Above all Ferràs highlights "intelligence. If someone asks for a loan from Facebook, it knows their psychological profile from the start," he says. Moreover, "if there is an error, they correct the algorithms and do not make the mistake again." At the same time, he adds, "they have the intelligence of a global network. They allow you to put your money in the most efficient place in the world at any time."

"I am the first who would have no problem opening a bank account with Google, with a Mastercard; I trust more in the financial strength of Google than that of a bank," argues Gelis. However, finances for experts, in other words, complex financial products for companies and relations between financial markets will continue to be the territory of corporate banking. "Facebook will not give Endesa a loan of 500 million," he points out.

A new era
For the dean of economics at UVic, the key is understanding that "a great new channel is emerging: the digital platform." He gives the example of opening "a huge motorway on which circulates a whole series of financial products that until now used other roads." If Facebook is a huge motorway, so are the other three giants. "They have a very high capacity for capturing the data of consumers and use algorithms of artificial intelligence that no one else has. With these two assets the new platforms have, the others will have to at least make room," argues Ferràs. In the end, "what is better than a computer algorithm to decide your investments? If you add the fact that they know everything about you, it is unbeatable," he says.

And everything through a leading player: the mobile. "It could become a new banking channel. In Africa, mobile penetration in many areas is higher than that of toilets," says Ferràs. The large tech platforms "can offer new service models to people who cannot move around or who are in difficult places. They have everything they need to conquer the world," he insists.

Thus Ferràs argues that we are facing a "change of paradigm". He points out that normally "the insiders, the people within a sector, are incapable of seeing their future. People appear with other capacities that allow them to offer new things unimaginable to the insiders. These are the ones reinventing the future." If FinTech firms took advantage of current inefficiencies in the sector to combat them with technology, Facebook, Google, Amazon or Apple can become the protagonists of a new way of operating in finance.

A broken model
It is the entry of new players who are causing the value chain of banking to break up. "You have debt suppliers, companies devoted only to making payments, others that only do international transfers... In other words, before you had a bank that did everything, now you have diferents players that do specific activities in a very efficient way. Traditional banking cannot compete with all the specialised players," argues Juncosa, who adds that "the banking sector has restructured but has not reinvented itself; banks clearly have to continue innovating."

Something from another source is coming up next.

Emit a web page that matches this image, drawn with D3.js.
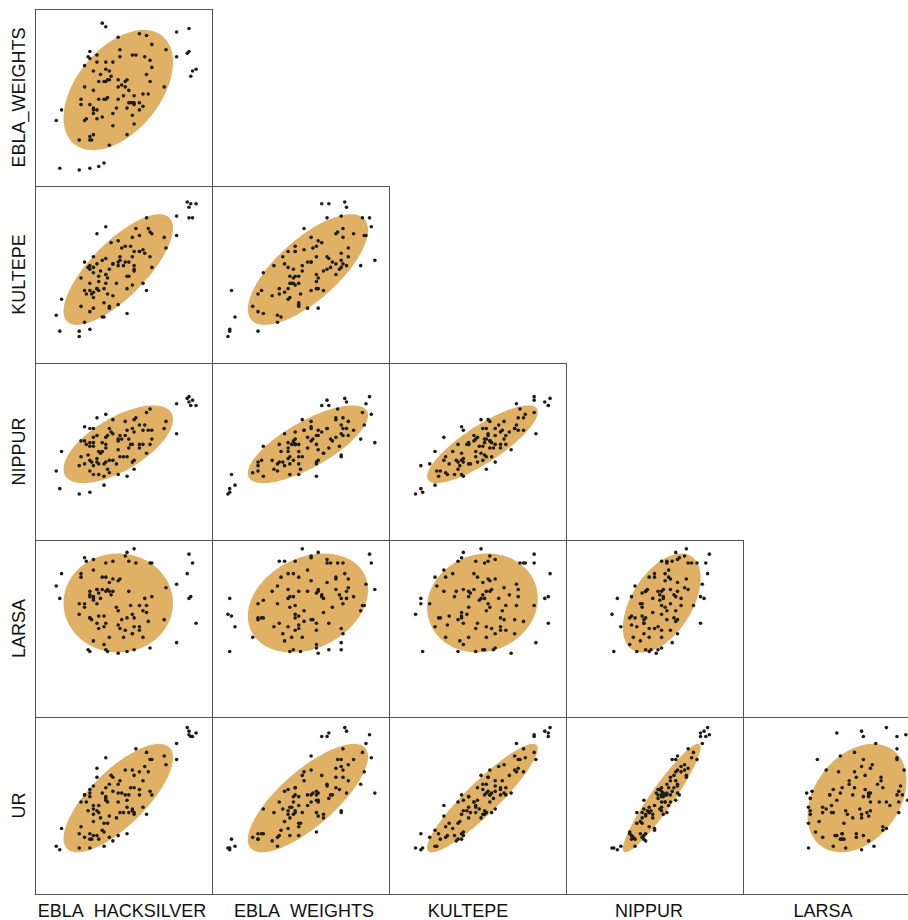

Gelis insists that the banks will not disappear but that in 20 years perhaps "50% of the activities related to finance for private individuals will be done by banking and the other 50% through large tech companies, and other FinTech startups." Thus, there are financial organisations that are embracing FinTech firms. "We talk about coopetition, if we work together, both end up winning; the FinTech firm that works with a bank has quick access to millions of clients, and a bank can access valuable technology for its clients' needs," argues the Kantox cofounder.

But what do financial organisations have that the others don't? "The face-to-face experience; banks have to devote themselves to providing a service with added value, they have to be more flexible and must personalise their products; they have a core product that is very difficult to provide without an intermediary, which is savings accounts," says the FinTech investor. According to Juncosa, "there will be banks that will end up winning and others that will lose the battle, in the end perhaps we will have to change the definition of a bank to include all the new players."